Ren was speaking in an interview with Yahoo Finance, during which he estimated that the company will ship 270 million handsets this year, a 30% increase on the 206 million shipped the year before.
As a result of the US blacklisting, which saw the company added to what is known as the US Entity List, Huawei was virtually banned from buying from or selling to the US. For the smartphone maker, this has curbed its access to software and semiconductors.
In May, following the US government’s announcement, Google, which produces the world’s most widely used smartphone operating system, announced that it would cease Huawei (and sub brand Honor) access to Google apps and services. Since then, Google has applied for an export licence, which would allow it to continue to provide to Huawei phones.
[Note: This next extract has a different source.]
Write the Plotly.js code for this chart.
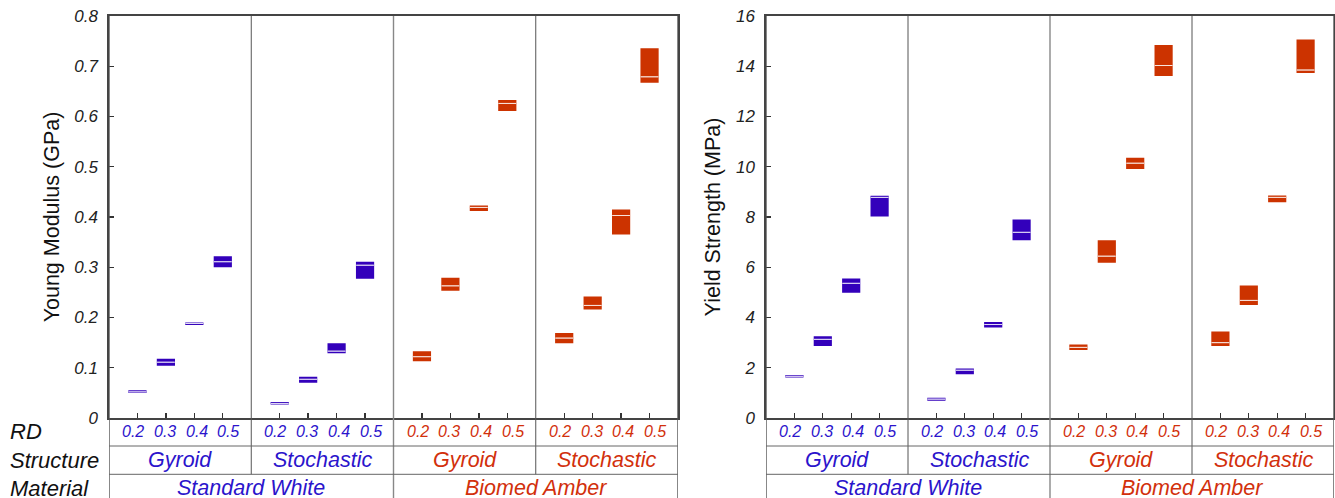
<!DOCTYPE html>
<html>
<head>
<meta charset="utf-8">
<script src="https://cdn.plot.ly/plotly-3.0.1.min.js"></script>
<style>html,body{margin:0;padding:0;background:#fff;}#chart{width:1335px;height:498px;}</style>
</head>
<body>
<div id="chart"></div>
<script>
// ---- data ----
var rdLabels = ['0.2', '0.3', '0.4', '0.5'];
var structures = ['Gyroid', 'Stochastic', 'Gyroid', 'Stochastic'];
var materials = ['Standard White', 'Biomed Amber'];
var rowLabels = ['RD', 'Structure', 'Material'];
var groupMaterial = [0, 0, 1, 1];

// Young modulus (GPa): groups in order SW-Gyroid, SW-Stochastic, BA-Gyroid, BA-Stochastic; RD 0.2..0.5
var modulusLow  = [0.050, 0.104, 0.185, 0.300,  0.027, 0.070, 0.129, 0.277,  0.113, 0.253, 0.412, 0.611,  0.149, 0.216, 0.365, 0.667];
var modulusMid  = [0.052, 0.111, 0.188, 0.311,  0.029, 0.077, 0.133, 0.304,  0.122, 0.263, 0.419, 0.626,  0.159, 0.224, 0.403, 0.679];
var modulusHigh = [0.055, 0.118, 0.190, 0.322,  0.032, 0.082, 0.149, 0.311,  0.133, 0.279, 0.423, 0.633,  0.169, 0.242, 0.415, 0.736];

// Yield strength (MPa)
var strengthLow  = [1.61, 2.87, 4.99, 8.02,  0.69, 1.74, 3.60, 7.07,  2.71, 6.18, 9.91, 13.61,  2.87, 4.50, 8.59, 13.73];
var strengthMid  = [1.66, 3.13, 5.36, 8.78,  0.75, 1.90, 3.72, 7.39,  2.81, 6.44, 10.14, 14.03,  3.00, 4.68, 8.78, 13.85];
var strengthHigh = [1.71, 3.25, 5.55, 8.85,  0.81, 1.97, 3.82, 7.90,  2.93, 7.07, 10.36, 14.85,  3.44, 5.27, 8.86, 15.06];

// ---- styling ----
var boxColors = ['#3300BB', '#CC3300'];
var textColors = ['#2B14CC', '#D2300C'];
var FONT = 'Liberation Sans, Arial, sans-serif';

// positions: group g occupies [5g, 5g+5], RD k at 5g+k+1
function xpos(i) { return Math.floor(i / 4) * 5 + (i % 4) + 1; }

var traces = [];
function addBoxes(low, mid, high, xa, ya) {
  for (var m = 0; m < 2; m++) {
    var xs = [], q1 = [], md = [], q3 = [];
    for (var i = 0; i < 16; i++) {
      if (groupMaterial[Math.floor(i / 4)] !== m) continue;
      xs.push(xpos(i)); q1.push(low[i]); md.push(mid[i]); q3.push(high[i]);
    }
    // filled min-max box
    traces.push({
      type: 'box', x: xs, q1: q1, median: md, q3: q3,
      lowerfence: q1, upperfence: q3,
      width: 0.64, whiskerwidth: 0, boxpoints: false,
      fillcolor: boxColors[m],
      line: {color: boxColors[m], width: 0},
      xaxis: xa, yaxis: ya, hoverinfo: 'skip', showlegend: false
    });
    // light median line
    traces.push({
      type: 'box', x: xs, q1: md, median: md, q3: md,
      lowerfence: md, upperfence: md,
      width: 0.62, whiskerwidth: 0, boxpoints: false,
      fillcolor: 'rgba(0,0,0,0)',
      line: {color: 'rgba(255,255,255,0.7)', width: 0.7},
      xaxis: xa, yaxis: ya, hoverinfo: 'skip', showlegend: false
    });
  }
}
addBoxes(modulusLow, modulusMid, modulusHigh, 'x', 'y');
addBoxes(strengthLow, strengthMid, strengthHigh, 'x2', 'y2');

var tickvals = [];
for (var i = 0; i < 16; i++) tickvals.push(xpos(i));

function xaxisDef(domain) {
  return {
    domain: domain, range: [0, 20], tickvals: tickvals, ticks: 'inside', ticklen: 5,
    tickwidth: 1.3, tickcolor: '#333', showticklabels: false, showgrid: false, zeroline: false,
    showline: true, mirror: true, linecolor: '#444', linewidth: 1.6, fixedrange: true
  };
}
function yaxisDef(range, dtick, anchor, title) {
  return {
    range: range, dtick: dtick, anchor: anchor, ticks: 'inside', ticklen: 5, tickwidth: 1.3,
    tickcolor: '#333', showgrid: false, zeroline: false, showline: true, mirror: true,
    linecolor: '#444', linewidth: 1.6, ticklabelstandoff: 6,
    tickfont: {family: FONT, size: 17, style: 'italic', color: '#222'},
    title: {text: title, standoff: 9, font: {family: FONT, size: 21.5, color: '#111'}},
    fixedrange: true
  };
}

var PH = 402; // plot area height in px
function py(pix) { return -(pix) / PH; } // px below the axis -> paper y
var shapes = [], annotations = [];
var rowY = [py(13.5), py(42), py(70)];
var lineY1 = py(28), lineY2 = py(56.3), bottomY = py(90);

['x', 'x2'].forEach(function (xr) {
  // group separators inside the plots and down through the table
  [5, 15].forEach(function (xv) {
    shapes.push({type: 'line', xref: xr, yref: 'paper', x0: xv, x1: xv, y0: lineY2, y1: 1,
      line: {color: '#555', width: 1}});
  });
  [0, 10, 20].forEach(function (xv) {
    shapes.push({type: 'line', xref: xr, yref: 'paper', x0: xv, x1: xv, y0: bottomY, y1: 1,
      line: {color: xv === 10 ? '#888' : '#555', width: 1.4}});
  });
  [lineY1, lineY2].forEach(function (yv) {
    shapes.push({type: 'line', xref: xr, yref: 'paper', x0: 0, x1: 20, y0: yv, y1: yv,
      line: {color: '#666', width: 1}});
  });
  // RD labels (spaced slightly wider than the ticks, centred on the group)
  for (var i = 0; i < 16; i++) {
    var g = Math.floor(i / 4);
    var k = i % 4;
    annotations.push({xref: xr, yref: 'paper', x: g * 5 + 2.52 + (k - 1.5) * 1.115, y: rowY[0], text: rdLabels[k],
      showarrow: false, xanchor: 'center', yanchor: 'middle',
      font: {family: FONT, size: 16, style: 'italic', color: textColors[groupMaterial[g]]}});
  }
  for (var g2 = 0; g2 < 4; g2++) {
    annotations.push({xref: xr, yref: 'paper', x: g2 * 5 + 2.5, y: rowY[1], text: structures[g2],
      showarrow: false, xanchor: 'center', yanchor: 'middle',
      font: {family: FONT, size: 21.5, style: 'italic', color: textColors[groupMaterial[g2]]}});
  }
  for (var m = 0; m < 2; m++) {
    annotations.push({xref: xr, yref: 'paper', x: m * 10 + 5, y: rowY[2], text: materials[m],
      showarrow: false, xanchor: 'center', yanchor: 'middle',
      font: {family: FONT, size: 21.5, style: 'italic', color: textColors[m]}});
  }
});
for (var r = 0; r < 3; r++) {
  annotations.push({xref: 'paper', yref: 'paper', x: 8 / 1335, y: rowY[r], text: rowLabels[r],
    showarrow: false, xanchor: 'left', yanchor: 'middle',
    font: {family: FONT, size: 22, style: 'italic', color: '#111'}});
}

var layout = {
  width: 1335, height: 498,
  margin: {l: 0, r: 0, t: 16, b: 80, pad: 0},
  paper_bgcolor: '#ffffff', plot_bgcolor: '#ffffff',
  showlegend: false,
  xaxis: xaxisDef([109 / 1335, 678 / 1335]),
  xaxis2: xaxisDef([766 / 1335, 1334 / 1335]),
  yaxis: yaxisDef([0, 0.8], 0.1, 'x', 'Young Modulus (GPa)'),
  yaxis2: yaxisDef([0, 16], 2, 'x2', 'Yield Strength (MPa)'),
  shapes: shapes, annotations: annotations
};
layout.xaxis2.anchor = 'y2';
layout.xaxis.anchor = 'y';

Plotly.newPlot('chart', traces, layout, {staticPlot: true, displayModeBar: false});
</script>
</body>
</html>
In the weeks following the announcement of the ban, sales of Huawei smartphones plummeted, company officials admitted to Yahoo, with some markets seeing sales fall by more than 40%. Executives forecasted a $30 billion hit to full year revenues. Ren accepted that his firm had not been “fully prepared for being added to the Entity List.”
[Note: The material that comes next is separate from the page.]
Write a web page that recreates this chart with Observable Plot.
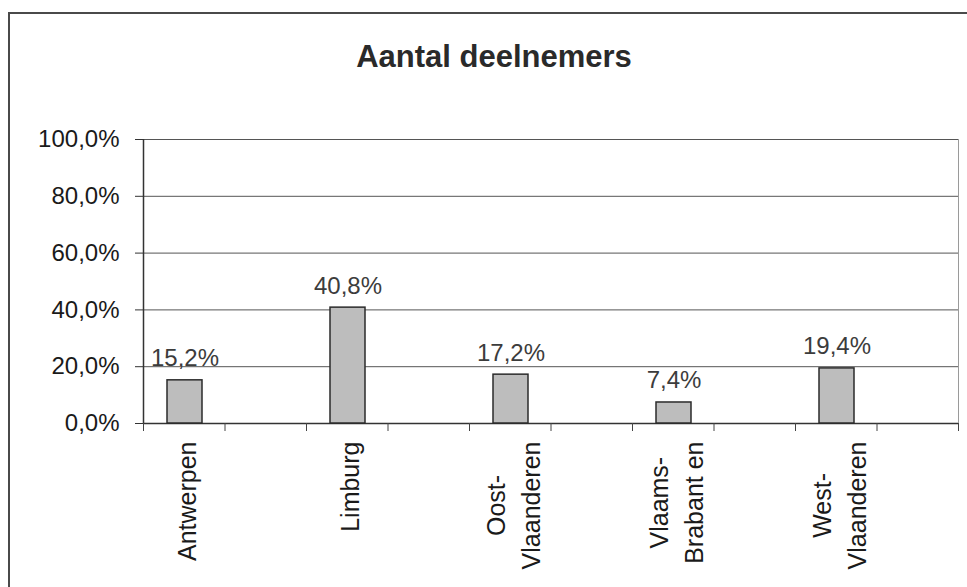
<!DOCTYPE html>
<html>
<head>
<meta charset="utf-8">
<script src="https://cdn.jsdelivr.net/npm/d3@7"></script>
<script src="https://cdn.jsdelivr.net/npm/@observablehq/plot@0.6"></script>
<style>
  html, body { margin: 0; padding: 0; background: #fff; overflow: hidden; }
  body { width: 967px; height: 587px; position: relative; font-family: "Liberation Sans", Arial, sans-serif; }
  #box { position: absolute; left: 8px; top: 12px; width: 1100px; height: 700px;
         border-top: 2px solid #4a4a4a; border-left: 2px solid #4a4a4a; }
  #title { position: absolute; left: 0; width: 988px; top: 41px; text-align: center;
           font-weight: bold; font-size: 31px; line-height: 31px; color: #2a2a2a; }
  #chart { position: absolute; left: 0; top: 100px; }
</style>
</head>
<body>
<div id="box"></div>
<div id="title">Aantal deelnemers</div>
<div id="chart"></div>
<script>
// ---- data ----
const regions = ["Antwerpen", "Limburg", "Oost-\nVlaanderen", "Vlaams-\nBrabant en", "West-\nVlaanderen"];
const shares = [15.2, 40.8, 17.2, 7.4, 19.4];
const yTicks = [0, 20, 40, 60, 80, 100];

const data = regions.map((r, i) => ({region: r, value: shares[i]}));
const fmt = v => v.toFixed(1).replace(".", ",") + "%";

const W = 967, H = 487, mL = 143, mR = 9, mT = 39, mB = 164;
const bw = (W - mL - mR) / regions.length;
const barOffset = -40;   // bars sit left of the band centre, like the original

// measure the longest line of each category label
const ctx = document.createElement("canvas").getContext("2d");
ctx.font = "25px 'Liberation Sans'";
const longest = s => Math.max(...s.split("\n").map(l => ctx.measureText(l).width));

const labelMarks = regions.map(r =>
  Plot.text([r], {
    x: d => d, text: d => d, frameAnchor: "bottom", rotate: -90,
    textAnchor: "middle", lineAnchor: "middle", lineHeight: 1.42,
    dx: barOffset, dy: 18 + longest(r) / 2, fontSize: 25, fill: "#1a1a1a"
  })
);

const chart = Plot.plot({
  width: W, height: H,
  marginLeft: mL, marginRight: mR, marginTop: mT, marginBottom: mB,
  style: {fontFamily: "'Liberation Sans', Arial, sans-serif", background: "transparent", color: "#1a1a1a"},
  x: {domain: regions, padding: 0, axis: null, label: null},
  y: {domain: [0, 100], axis: null, label: null},
  marks: [
    Plot.frame({stroke: "#9a9a9a"}),
    Plot.gridY(yTicks.slice(1), {stroke: "#555", strokeOpacity: 1, strokeWidth: 1}),
    Plot.ruleY([0], {stroke: "#333", strokeWidth: 1.5}),
    Plot.ruleX([regions[0]], {dx: -bw / 2, stroke: "#333", strokeWidth: 1.5}),
    Plot.axisY(yTicks, {tickSize: 8, tickPadding: 16, tickFormat: fmt, fontSize: 24, stroke: "#333", label: null}),
    Plot.axisX({tickSize: 8, tickFormat: () => "", stroke: "#444", label: null}),
    Plot.axisX({tickSize: 8, tickFormat: () => "", dx: -bw / 2, stroke: "#444", label: null}),
    Plot.axisX([regions[regions.length - 1]], {tickSize: 8, tickFormat: () => "", dx: bw / 2, stroke: "#444", label: null}),
    Plot.barY(data, {x: "region", y: "value", fill: "#bdbdbd", stroke: "#2b2b2b", strokeWidth: 1.5,
                     insetLeft: 24, insetRight: 104}),
    Plot.text(data, {x: "region", y: "value", text: d => fmt(d.value), dx: barOffset, dy: -14,
                     lineAnchor: "bottom", fontSize: 24, fill: "#3c3c3c"}),
    ...labelMarks
  ]
});
document.getElementById("chart").appendChild(chart);
</script>
</body>
</html>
But it has reacted swiftly. Looking to shore up key markets, the company invested in a variety of different communications campaigns in an effort to wrest control of the narrative. It also worked to reassure consumers in Germany, Italy, and Singapore with a 2-year warranty promising a full refund if Google’s apps cease to work on their devices.
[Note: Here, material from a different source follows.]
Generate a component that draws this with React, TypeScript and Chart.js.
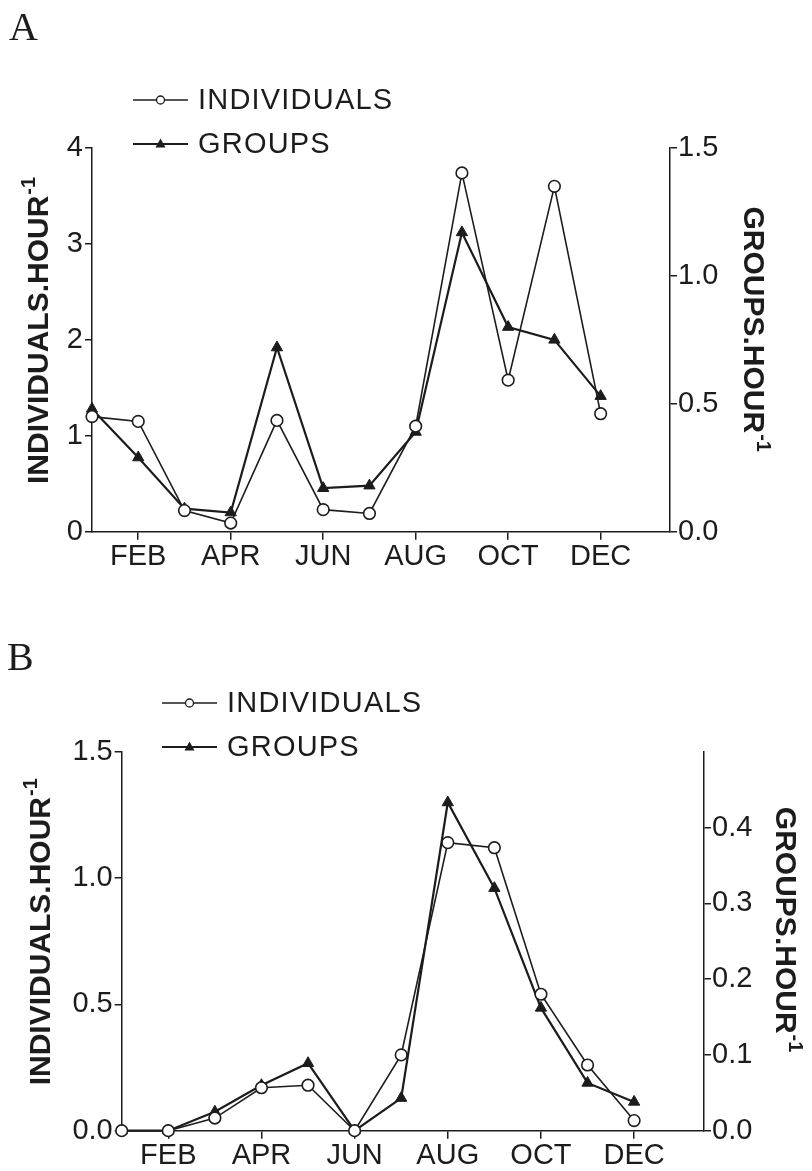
import React, { useEffect, useRef } from 'react';
import { Chart, registerables } from 'chart.js';

Chart.register(...registerables);

// ---------- data ----------
const MONTHS = ['JAN', 'FEB', 'MAR', 'APR', 'MAY', 'JUN', 'JUL', 'AUG', 'SEP', 'OCT', 'NOV', 'DEC'];
const TICK_MONTHS = [1, 3, 5, 7, 9, 11];

const A_INDIVIDUALS = [1.2, 1.15, 0.22, 0.09, 1.16, 0.23, 0.19, 1.1, 3.74, 1.58, 3.6, 1.23];
const A_GROUPS = [0.48, 0.29, 0.09, 0.075, 0.72, 0.17, 0.18, 0.39, 1.17, 0.8, 0.75, 0.53];
const A_LEFT_TICKS = [0, 1, 2, 3, 4];
const A_RIGHT_TICKS = [0, 0.5, 1.0, 1.5];

const B_INDIVIDUALS = [0, 0, 0.05, 0.17, 0.18, 0, 0.3, 1.14, 1.12, 0.54, 0.26, 0.04];
const B_GROUPS = [0, 0, 0.025, 0.06, 0.089, 0, 0.043, 0.433, 0.32, 0.162, 0.063, 0.038];
const B_LEFT_TICKS = [0, 0.5, 1.0, 1.5];
const B_RIGHT_TICKS = [0, 0.1, 0.2, 0.3, 0.4];

const SERIES_NAMES = ['INDIVIDUALS', 'GROUPS'];
const LEFT_TITLE = 'INDIVIDUALS.HOUR';
const RIGHT_TITLE = 'GROUPS.HOUR';
const TITLE_SUP = '-1';

// ---------- style ----------
const INK = '#1c1c1c';
const SANS = '"Liberation Sans", Arial, Helvetica, sans-serif';
const SERIF = '"Liberation Serif", "Times New Roman", serif';
const TICK_FONT = { family: SANS, size: 29 };

type PanelSpec = {
  letter: string;
  height: number;
  individuals: number[];
  groups: number[];
  leftMax: number;
  rightMax: number;
  leftTicks: number[];
  rightTicks: number[];
  leftFmt: (v: number) => string;
  rightFmt: (v: number) => string;
  padTop: number;
  leftW: number;
  rightW: number;
  xH: number;
  letterPos: [number, number];
  legendX: [number, number, number]; // line start, line end, text start
  legendY: [number, number];
  leftTitleX: number;
  rightTitleX: number;
  rightTitleShift: number;
};

// draws a rotated title whose main text is centred on (cx, cy) + shift along the text direction
function drawRotTitle(
  ctx: CanvasRenderingContext2D,
  text: string,
  sup: string,
  cx: number,
  cy: number,
  rot: number,
  along: number
) {
  const font = `bold 30px ${SANS}`;
  const supFont = `bold 20px ${SANS}`;
  ctx.save();
  ctx.translate(cx, cy);
  ctx.rotate(rot);
  ctx.fillStyle = INK;
  ctx.textAlign = 'left';
  ctx.textBaseline = 'alphabetic';
  ctx.font = font;
  const w1 = ctx.measureText(text).width;
  const base = 10.7;
  const start = -w1 / 2 + along;
  ctx.fillText(text, start, base);
  ctx.font = supFont;
  ctx.fillText(sup, start + w1 + 1, base - 13);
  ctx.restore();
}

function makeDecorPlugin(spec: PanelSpec) {
  return {
    id: 'decor' + spec.letter,
    afterDraw(chart: any) {
      const ctx: CanvasRenderingContext2D = chart.ctx;
      const area = chart.chartArea;
      ctx.save();
      // panel letter
      ctx.fillStyle = INK;
      ctx.font = `40px ${SERIF}`;
      ctx.textAlign = 'left';
      ctx.textBaseline = 'alphabetic';
      ctx.fillText(spec.letter, spec.letterPos[0], spec.letterPos[1]);

      // legend
      const [x0, x1, tx] = spec.legendX;
      chart.data.datasets.forEach((ds: any, i: number) => {
        const y = spec.legendY[i];
        ctx.strokeStyle = INK;
        ctx.lineWidth = ds.borderWidth;
        ctx.beginPath();
        ctx.moveTo(x0, y);
        ctx.lineTo(x1, y);
        ctx.stroke();
        const mx = (x0 + x1) / 2;
        ctx.lineWidth = 1.3;
        if (ds.pointStyle === 'circle') {
          ctx.fillStyle = '#ffffff';
          ctx.beginPath();
          ctx.arc(mx, y, 4, 0, Math.PI * 2);
          ctx.fill();
          ctx.stroke();
        } else {
          ctx.fillStyle = INK;
          ctx.beginPath();
          ctx.moveTo(mx, y - 5.5);
          ctx.lineTo(mx + 5, y + 3.5);
          ctx.lineTo(mx - 5, y + 3.5);
          ctx.closePath();
          ctx.fill();
        }
        ctx.fillStyle = INK;
        ctx.font = `29px ${SANS}`;
        (ctx as any).letterSpacing = '1.2px';
        ctx.textBaseline = 'middle';
        ctx.fillText(ds.label, tx, y + 1);
        (ctx as any).letterSpacing = '0px';
      });

      // axis titles
      const cy = (area.top + area.bottom) / 2;
      drawRotTitle(ctx, LEFT_TITLE, TITLE_SUP, spec.leftTitleX, cy, -Math.PI / 2, 0);
      drawRotTitle(ctx, RIGHT_TITLE, TITLE_SUP, spec.rightTitleX, cy, Math.PI / 2, -spec.rightTitleShift);
      ctx.restore();
    },
  };
}

function axisCommon() {
  return {
    grid: {
      display: true,
      drawOnChartArea: false,
      drawTicks: true,
      tickLength: 7,
      color: INK,
      lineWidth: 1.5,
    },
    border: { display: true, color: INK, width: 1.5 },
  };
}

function makeConfig(spec: PanelSpec): any {
  const toPts = (arr: number[]) => arr.map((v, i) => ({ x: i, y: v }));
  return {
    type: 'line',
    data: {
      datasets: [
        {
          label: SERIES_NAMES[0],
          data: toPts(spec.individuals),
          yAxisID: 'y',
          borderColor: INK,
          borderWidth: 1.6,
          pointStyle: 'circle',
          pointRadius: 5.8,
          pointBackgroundColor: '#ffffff',
          pointBorderColor: INK,
          pointBorderWidth: 1.6,
          tension: 0,
          clip: false,
        },
        {
          label: SERIES_NAMES[1],
          data: toPts(spec.groups),
          yAxisID: 'y1',
          borderColor: INK,
          borderWidth: 2.2,
          pointStyle: 'triangle',
          pointRadius: 6.5,
          pointBackgroundColor: INK,
          pointBorderColor: INK,
          pointBorderWidth: 1,
          tension: 0,
          clip: false,
        },
      ],
    },
    options: {
      responsive: false,
      animation: false,
      devicePixelRatio: 1,
      layout: { padding: { top: spec.padTop, left: 0, right: 0, bottom: 0 } },
      plugins: { legend: { display: false }, tooltip: { enabled: false } },
      scales: {
        x: {
          type: 'linear',
          position: 'bottom',
          min: 0,
          max: 12.5,
          afterBuildTicks: (s: any) => {
            s.ticks = TICK_MONTHS.map((v) => ({ value: v }));
          },
          afterFit: (s: any) => {
            s.height = spec.xH;
          },
          ticks: {
            autoSkip: false,
            maxRotation: 0,
            padding: 0,
            font: TICK_FONT,
            color: INK,
            callback: (v: number) => MONTHS[Math.round(v)],
          },
          ...axisCommon(),
          grid: { ...axisCommon().grid, tickLength: 8 },
        },
        y: {
          type: 'linear',
          position: 'left',
          min: 0,
          max: spec.leftMax,
          afterBuildTicks: (s: any) => {
            s.ticks = spec.leftTicks.map((v) => ({ value: v }));
          },
          afterFit: (s: any) => {
            s.width = spec.leftW;
          },
          ticks: {
            padding: 2,
            font: TICK_FONT,
            color: INK,
            callback: (v: number) => spec.leftFmt(v),
          },
          ...axisCommon(),
        },
        y1: {
          type: 'linear',
          position: 'right',
          min: 0,
          max: spec.rightMax,
          afterBuildTicks: (s: any) => {
            s.ticks = spec.rightTicks.map((v) => ({ value: v }));
          },
          afterFit: (s: any) => {
            s.width = spec.rightW;
          },
          ticks: {
            padding: 1,
            font: TICK_FONT,
            color: INK,
            callback: (v: number) => spec.rightFmt(v),
          },
          ...axisCommon(),
        },
      },
    },
    plugins: [makeDecorPlugin(spec)],
  };
}

const fmt0 = (v: number) => String(Math.round(v));
const fmt1 = (v: number) => Number(v).toFixed(1);

const PANEL_A: PanelSpec = {
  letter: 'A',
  height: 590,
  individuals: A_INDIVIDUALS,
  groups: A_GROUPS,
  leftMax: 4,
  rightMax: 1.5,
  leftTicks: A_LEFT_TICKS,
  rightTicks: A_RIGHT_TICKS,
  leftFmt: fmt0,
  rightFmt: fmt1,
  padTop: 148,
  leftW: 92,
  rightW: 142,
  xH: 58.3,
  letterPos: [9, 40],
  legendX: [133, 188, 198],
  legendY: [100, 144],
  leftTitleX: 37,
  rightTitleX: 755,
  rightTitleShift: 20,
};

const PANEL_B: PanelSpec = {
  letter: 'B',
  height: 581,
  individuals: B_INDIVIDUALS,
  groups: B_GROUPS,
  leftMax: 1.5,
  rightMax: 0.5,
  leftTicks: B_LEFT_TICKS,
  rightTicks: B_RIGHT_TICKS,
  leftFmt: fmt1,
  rightFmt: fmt1,
  padTop: 161.7,
  leftW: 121.7,
  rightW: 108,
  xH: 40.3,
  letterPos: [7, 80],
  legendX: [162, 217, 227],
  legendY: [113, 157],
  leftTitleX: 39,
  rightTitleX: 787,
  rightTitleShift: 21,
};

function Panel({ spec, top }: { spec: PanelSpec; top: number }) {
  const ref = useRef<HTMLCanvasElement | null>(null);
  useEffect(() => {
    if (!ref.current) return;
    const chart = new Chart(ref.current, makeConfig(spec));
    return () => chart.destroy();
  }, [spec]);
  return (
    <canvas
      ref={ref}
      width={812}
      height={spec.height}
      style={{ position: 'absolute', left: 0, top, width: 812, height: spec.height, display: 'block' }}
    />
  );
}

export default function App() {
  return (
    <div style={{ position: 'absolute', left: 0, top: 0, width: 812, height: 1171, background: '#ffffff' }}>
      <Panel spec={PANEL_A} top={0} />
      <Panel spec={PANEL_B} top={590} />
    </div>
  );
}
As a result, Huawei has ramped up its effort in its native China. First, it has mentioned (but stops short of detailing) Hongmeng, a new operating system which is under development. “We will only look into developing our own smartphone OS when Android is no longer an option, but as of now, we don't plan on it,” Ren says.
To maintain its target of growing sales by 20%, Huawei is targeting a significant increase in Chinese market share across its various product lines: smartphones, network hardware, laptops and cloud computing. Experts, such as HIS Markit analysts who spoke to SCMP, suggest that the US ban has provided great national PR, serving as an encouragement for people to buy Chinese technology.
The company is targeting several high-profile smartphone product launches in the later part of 2019, including the folding Huawei Mate X which was announced at MWC 2019, all of which would rely on Android. Any restrictions could cause major delays.
“We are discussing this kind of issue, but right now we have only Plan A, to prepare the launch of our new products with Android,” Ren maintains.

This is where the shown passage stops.